63. Prohibition on financial assistance to acquire Shares
(1) A Company must not:
- (a) if it is a Public Company—provide financial assistance for a Person to acquire Shares, or any units of Shares, in itself or its Holding Company; and
- (b) if it is a Private Company—provide financial assistance for a Person to acquire Shares, or units of Shares, in a Holding Company that is a Public Company, unless the provision of the financial assistance is authorised under any 1 or more of subsections (2) to (6).

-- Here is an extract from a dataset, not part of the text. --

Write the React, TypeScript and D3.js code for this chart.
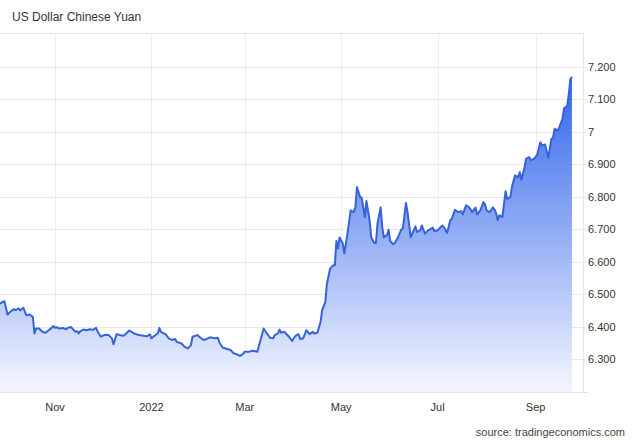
import React from "react";
import * as d3 from "d3";

const title = "US Dollar Chinese Yuan";
const source = "source: tradingeconomics.com";

const dates: string[] = [
  "2021-09-27","2021-09-30","2021-10-02","2021-10-04","2021-10-06","2021-10-07","2021-10-09","2021-10-10","2021-10-12","2021-10-13",
  "2021-10-14","2021-10-16","2021-10-18","2021-10-19","2021-10-20","2021-10-22","2021-10-24","2021-10-26","2021-10-28","2021-10-29",
  "2021-10-31","2021-11-01","2021-11-02","2021-11-04","2021-11-06","2021-11-08","2021-11-09","2021-11-11","2021-11-13","2021-11-14",
  "2021-11-15","2021-11-16","2021-11-17","2021-11-19","2021-11-21","2021-11-23","2021-11-25","2021-11-27","2021-11-28","2021-11-30",
  "2021-12-02","2021-12-05","2021-12-07","2021-12-08","2021-12-10","2021-12-12","2021-12-14",
  "2021-12-15","2021-12-18","2021-12-21","2021-12-24","2021-12-27","2021-12-29","2021-12-31","2022-01-01","2022-01-03","2022-01-05",
  "2022-01-06","2022-01-07","2022-01-10","2022-01-12","2022-01-14","2022-01-16","2022-01-17","2022-01-20","2022-01-22","2022-01-24",
  "2022-01-26","2022-01-27","2022-01-30","2022-02-01","2022-02-03","2022-02-05","2022-02-07","2022-02-10","2022-02-12","2022-02-13",
  "2022-02-15","2022-02-18","2022-02-20","2022-02-22","2022-02-24","2022-02-26","2022-02-28",
  "2022-03-01","2022-03-04","2022-03-06","2022-03-09","2022-03-11","2022-03-13","2022-03-15","2022-03-17","2022-03-19","2022-03-20",
  "2022-03-22","2022-03-23","2022-03-24","2022-03-26","2022-03-29","2022-03-31","2022-04-02","2022-04-04","2022-04-05","2022-04-07",
  "2022-04-09","2022-04-11","2022-04-13","2022-04-14","2022-04-16","2022-04-18","2022-04-19","2022-04-21","2022-04-22","2022-04-24",
  "2022-04-26","2022-04-27","2022-04-28","2022-04-29","2022-04-30","2022-05-02","2022-05-03",
  "2022-05-05","2022-05-07","2022-05-09","2022-05-10","2022-05-11","2022-05-13","2022-05-14","2022-05-16","2022-05-17","2022-05-19",
  "2022-05-20","2022-05-22","2022-05-23","2022-05-24","2022-05-26","2022-05-27","2022-05-28","2022-05-30","2022-05-31","2022-06-01",
  "2022-06-03","2022-06-04","2022-06-06","2022-06-08","2022-06-09","2022-06-11","2022-06-12","2022-06-14","2022-06-15","2022-06-17",
  "2022-06-18","2022-06-20","2022-06-21","2022-06-23","2022-06-25","2022-06-28","2022-06-29","2022-07-01","2022-07-04","2022-07-05",
  "2022-07-07","2022-07-09","2022-07-10","2022-07-12","2022-07-14","2022-07-16","2022-07-17","2022-07-19","2022-07-21",
  "2022-07-23","2022-07-25","2022-07-26","2022-07-28","2022-07-30","2022-07-31","2022-08-01","2022-08-03","2022-08-05","2022-08-06",
  "2022-08-07","2022-08-08","2022-08-09","2022-08-11","2022-08-13","2022-08-14","2022-08-16","2022-08-17","2022-08-19","2022-08-21",
  "2022-08-22","2022-08-23","2022-08-25","2022-08-26","2022-08-28","2022-08-29","2022-08-31","2022-09-02","2022-09-04","2022-09-05",
  "2022-09-07","2022-09-09","2022-09-11","2022-09-12","2022-09-13","2022-09-15","2022-09-16","2022-09-18","2022-09-19","2022-09-21",
  "2022-09-22","2022-09-23","2022-09-24",
];

const values: number[] = [
  6.472,6.479,6.438,6.448,6.455,6.452,6.457,6.451,6.459,6.446,
  6.436,6.438,6.431,6.380,6.395,6.395,6.385,6.382,6.390,6.393,
  6.403,6.397,6.399,6.395,6.397,6.393,6.397,6.400,6.390,6.385,
  6.387,6.380,6.387,6.392,6.390,6.393,6.391,6.397,6.385,6.370,
  6.375,6.375,6.365,6.347,6.378,6.375,6.373,
  6.375,6.389,6.380,6.375,6.373,6.371,6.377,6.365,6.373,6.380,
  6.397,6.385,6.377,6.365,6.360,6.363,6.354,6.349,6.339,6.334,
  6.344,6.370,6.375,6.367,6.360,6.363,6.368,6.365,6.367,6.352,
  6.337,6.332,6.329,6.319,6.316,6.311,6.317,
  6.324,6.324,6.327,6.324,6.360,6.395,6.380,6.367,6.365,6.375,
  6.380,6.392,6.382,6.385,6.370,6.357,6.372,6.378,6.363,6.365,
  6.390,6.378,6.385,6.380,6.382,6.416,6.452,6.477,6.533,6.579,
  6.590,6.590,6.664,6.641,6.675,6.657,6.626,
  6.687,6.758,6.753,6.768,6.830,6.799,6.797,6.738,6.787,6.728,
  6.676,6.658,6.658,6.718,6.768,6.707,6.676,6.682,6.699,6.664,
  6.654,6.658,6.676,6.699,6.702,6.781,6.753,6.676,6.687,6.709,
  6.692,6.697,6.712,6.687,6.697,6.705,6.694,6.697,6.712,6.707,
  6.689,6.728,6.733,6.760,6.753,6.756,6.746,6.774,6.768,
  6.753,6.767,6.746,6.758,6.784,6.777,6.758,6.753,6.768,6.761,
  6.750,6.728,6.743,6.738,6.817,6.794,6.799,6.830,6.866,6.860,
  6.876,6.852,6.891,6.917,6.922,6.912,6.917,6.929,6.968,6.958,
  6.961,6.920,6.978,6.981,7.009,7.004,7.014,7.040,7.072,7.080,
  7.116,7.162,7.169,
];

const yTicks: number[] = [6.3, 6.4, 6.5, 6.6, 6.7, 6.8, 6.9, 7.0, 7.1, 7.2];
const xTickDates: string[] = ["2021-11-01", "2022-01-01", "2022-03-01", "2022-05-01", "2022-07-01", "2022-09-01"];
const xTickLabels: string[] = ["Nov", "2022", "Mar", "May", "Jul", "Sep"];

const W = 635;
const H = 440;
const plotLeft = 0;
const plotRight = 583;
const plotTop = 33;
const plotBottom = 392;
const font = "'Liberation Sans', Arial, sans-serif";

export default function App() {
  const parse = d3.timeParse("%Y-%m-%d");
  const data = dates.map((d, i) => ({ date: parse(d) as Date, value: values[i] }));

  const x = d3
    .scaleTime()
    .domain([parse("2021-11-01") as Date, parse("2022-09-01") as Date])
    .range([55, 535.6]);
  const y = d3.scaleLinear().domain([6.2, 7.2]).range([plotBottom, 66.7]);

  const line = d3
    .line<{ date: Date; value: number }>()
    .x((d) => x(d.date))
    .y((d) => y(d.value));
  const area = d3
    .area<{ date: Date; value: number }>()
    .x((d) => x(d.date))
    .y0(plotBottom)
    .y1((d) => y(d.value));

  const fmt = (v: number) => (Math.abs(v - 7) < 1e-9 ? "7" : v.toFixed(3));

  return (
    <svg
      width={W}
      height={H}
      style={{ position: "absolute", left: 0, top: 0, background: "#fff" }}
    >
      <defs>
        <linearGradient id="fillGrad" gradientUnits="userSpaceOnUse" x1="0" y1="70" x2="0" y2={plotBottom}>
          <stop offset="0" stopColor="rgb(45,98,234)" />
          <stop offset="1" stopColor="rgb(245,247,255)" />
        </linearGradient>
      </defs>
      <rect x={0} y={0} width={W} height={H} fill="#fff" />
      <text x={12} y={21} fontFamily={font} fontSize={12} fill="#333">
        {title}
      </text>
      {/* top border */}
      <line x1={0} x2={plotRight} y1={plotTop + 0.5} y2={plotTop + 0.5} stroke="#e6e6e6" />
      {/* horizontal grid */}
      {yTicks.map((t) => (
        <line key={"h" + t} x1={plotLeft} x2={586} y1={Math.round(y(t)) + 0.5} y2={Math.round(y(t)) + 0.5} stroke="#e8e8e8" />
      ))}
      {/* vertical grid */}
      {xTickDates.map((d) => {
        const xx = Math.round(x(parse(d) as Date)) + 0.5;
        return <line key={"v" + d} x1={xx} x2={xx} y1={plotTop} y2={plotBottom} stroke="#eeeeee" />;
      })}
      <path d={area(data) || ""} fill="url(#fillGrad)" />
      <path d={line(data) || ""} fill="none" stroke="#3563d8" strokeWidth={2} strokeLinejoin="round" />
      {/* right border */}
      <line x1={plotRight + 0.5} x2={plotRight + 0.5} y1={plotTop} y2={plotBottom} stroke="#e6e6e6" />
      {/* bottom axis */}
      <line x1={0} x2={588} y1={plotBottom + 0.5} y2={plotBottom + 0.5} stroke="#e0e0e0" />
      {yTicks.map((t) => (
        <text key={"yl" + t} x={588} y={y(t) + 4} fontFamily={font} fontSize={11} fill="#333">
          {fmt(t)}
        </text>
      ))}
      {xTickDates.map((d, i) => (
        <text
          key={"xl" + d}
          x={x(parse(d) as Date)}
          y={411}
          textAnchor="middle"
          fontFamily={font}
          fontSize={11}
          fill="#333"
        >
          {xTickLabels[i]}
        </text>
      ))}
      <text x={625} y={436} textAnchor="end" fontFamily={font} fontSize={11} fill="#444">
        {source}
      </text>
    </svg>
  );
}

(2) The provision of the financial assistance is authorised if the provision of the financial assistance:
- (a) does not materially prejudice the interests of the Company or its Shareholders or the Company’s ability to discharge its Liabilities as they fall due; and
- (b) is approved by a Resolution of Shareholders holding not less than 90% in nominal value of the Shares giving a right to attend and vote at any Shareholders’ meeting.
(3) The provision of the financial assistance is authorised if the Company’s ordinary business includes providing finance and the financial assistance is provided in the ordinary course of that business and on ordinary commercial terms.
(4) The provision of the financial assistance is authorised the financial assistance is provided in connection with, or for the purposes of, an Employee Share Scheme of the Company.
(5) The provision of the financial assistance is authorised if the provision of the financial assistance is only an incidental part of some larger purpose of the Company and the financial assistance is given in good faith in the interests of the Company.
(6) The provision of the financial assistance is authorised if the financial assistance is of a kind prescribed by the Rules for this subsection.
(7) Each Officer of a Company must ensure that the Company does not Contravene this section.
(8) Contravention of this section is punishable by a fine.
(9) In this section: financial assistance means financial assistance of any kind, and includes any of the following:
- (a) making a loan;
- (b) making a gift;
- (c) issuing a Debt Security;
- (d) giving security over the Company’s assets;
- (e) giving a guarantee or an indemnity in respect of another Person’s Liability; but does not include any of the following:
- (f) a Distribution of the Company’s assets by way of dividend lawfully made or in the course of the Company’s winding up;
- (g) an Allotment of fully paid bonus Shares;
- (h) a redemption or purchase by a Company of its own Shares under this Chapter;
(i) a reduction of share capital under Chapter 7.